Evidence of a Mesoproterozoic/Neoproterozoic Eukaryote Diversification in Africa

A diverse and exquisitely preserved organic-walled microfossil assemblage from the Meso–Neoproterozoic Mbuji-Mayi Supergroup (Democratic Republic of Congo) and implications for Proterozoic biostratigraphy


Baludikay et al


A well preserved and diversified microfossil assemblage is reported from the Meso–Neoproterozoic Mbuji-Mayi Supergroup in the Kasai oriental Province, central part of Democratic Republic of Congo. A total of 49 taxa belonging to 27 genera were identified, including 11 species of unambiguous eukaryotes, 10 species of possible eukaryotes or prokaryotes and 28 species of probable bacteria. This assemblage is more diverse than previously reported but includes taxa reported in coeval worldwide assemblages. It is characterized by abundant sphaeromorphs, filamentous colonial aggregates and filamentous forms, as well as a relatively low diversity of acanthomorphs including the Late Mesoproterozoic and Early Neoproterozoic index fossil – Trachyhystrichosphaera aimika – reported for the first time in Central Africa. This species co-occurs with other taxa also reported for the first time in Africa: Trachyhystrichosphaera botula, Jacutianema solubila, cf.
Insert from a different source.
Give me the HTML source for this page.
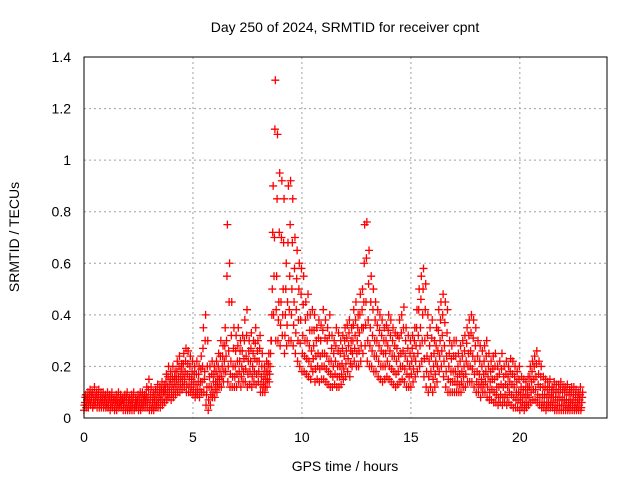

Tappania sp., Valeria elongata and numerous other taxa. Correlation with other geochronologically constrained successions that contain Trachyhystrichosphaera confirms T. aimika as promising index fossil to define the Late Mesoproterozoic–Early Neoproterozoic interval. The available biostratigraphic data enable to suggest a minimum Tonian age for the Mbuji-Mayi Supergroup. This age is consistent with the published and new geochronological data. Comparison with worldwide Proterozoic assemblages permits to define microfossil assemblages useful for biostratigraphy. This study significantly improves our understanding of the diversity of the Late Mesoproterozoic–Early Neoproterozoic biosphere, and in particular the diversification of early eukaryotes, preserved in the Democratic Republic of Congo rock record and more broadly in Africa where micropaleontological investigations are sparse.